Updated: Apr 1, 2021
All of us at Veterans Legal Services hope you and your loved ones are doing well during this challenging time. We write to share how the pandemic is affecting Massachusetts’ low-income veterans, how VLS is responding, and to ask for your continued support. How COVID-19 is impacting Massachusetts’ low-income veterans For many of VLS’s clients, their legal problems are building behind the scenes while courts are currently open for emergency matters only. Massachusetts has ordered a moratorium on evictions, which will delay those matters until the summer, though many of the veterans VLS serves are unable to pay rent due to job loss.
For those trying to co-parent, challenges exist given health concerns around staying within one household and some family members getting exposed to COVID-19. Further, those unable to pay a child support order or those suddenly not receiving ordered child support will face financial implications into the future. With unemployment at an all-time high, some veterans are left turning to programs such as unemployment insurance, Chapter 115, and SNAP (food stamps) for the first time, as the only option for themselves and their families.
How VLS is responding
VLS normally provides free in-person legal clinics at community sites such as Bedford VA Medical Center, Chelsea Soldiers’ Home, and New England Center and Home for Veterans, but this model is not possible in the current environment. To overcome this challenge, VLS has created a new program model to ensure Massachusetts’ veterans have access to the legal support they need, while ensuring their safety and the safety of the VLS staff and staff at community partner sites. Veterans may call the usual VLS office phone number to complete an eligibility screening OR they may complete VLS’s new online screening tool. Eligible veterans complete an intake with a VLS team member over the phone, and then get connected with an attorney with relevant expertise for a free phone consultation, which may include remote completion of court filings where appropriate to protect the veterans’ rights. VLS has also advocated for low-income veterans during the pandemic, working to ensure that they are aware of and can access Massachusetts Chapter 115 benefits, a state subsistence benefit for low-income veterans and their families. These efforts were covered in a recent Boston Globe article and involved collaboration with Harvard Veterans Legal Clinic, the Department of Veterans’ Services, Massachusetts Law Reform Institute, and the Department of Health & Human Services. VLS helped promote this available benefit in conjunction with Massachusetts Military Support Foundation, which is adding flyers to 40,000 veterans’ food packages to be distributed at Gillette Stadium and with Food for Free, an organization distributing food to those in need.

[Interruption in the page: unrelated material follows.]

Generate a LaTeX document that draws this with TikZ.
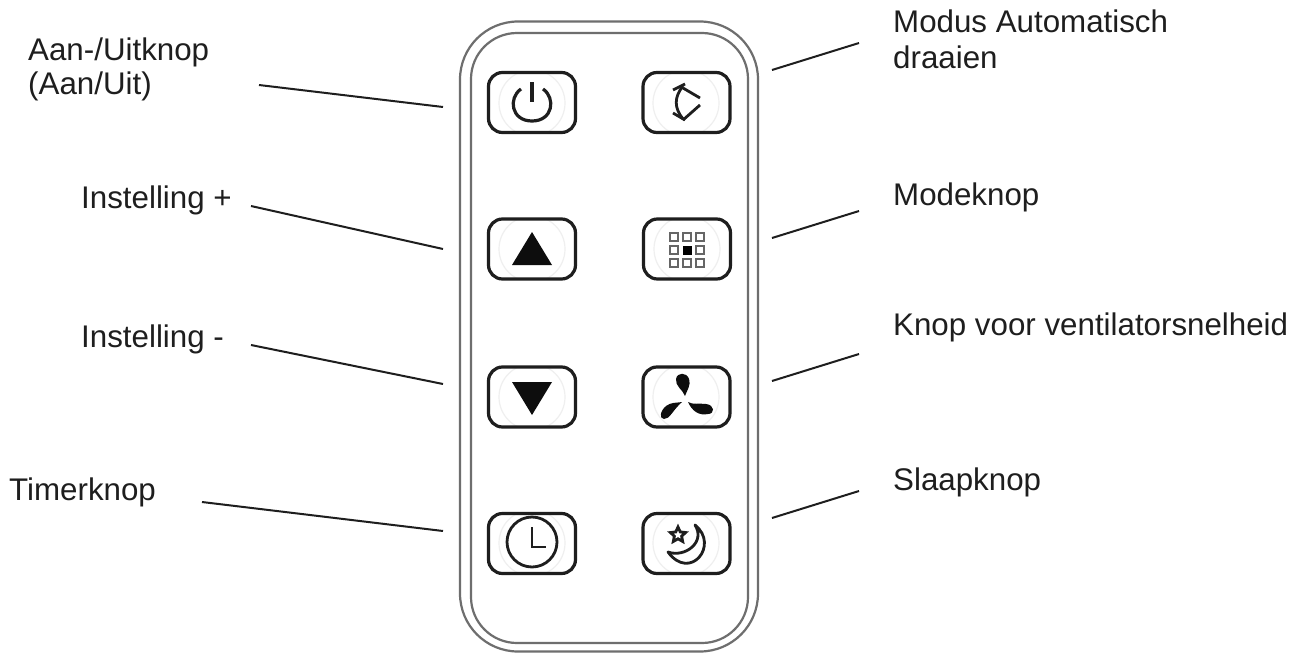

Asking for your support VLS has begun to see the impact of the fallout from this health and economic pandemic. Funding commitments from private foundations have been reduced. VLS’s funding from the Commonwealth’s budget is likely to be impacted. IOLTA (Interest on Lawyers Trust Accounts), which is one of the primary sources of legal aid funding, is anticipated to be reduced. It is unknown when any of us will be able to host or attend a traditional fundraising gala.
All of this poses a lot of uncertainty. But we don’t want veterans to be uncertain about whether help will be there when they need it most. As the next weeks and months play out, we anticipate that our veterans will face even more legal challenges that threaten their housing, finances, and families. Your continued support of our work is deeply appreciated.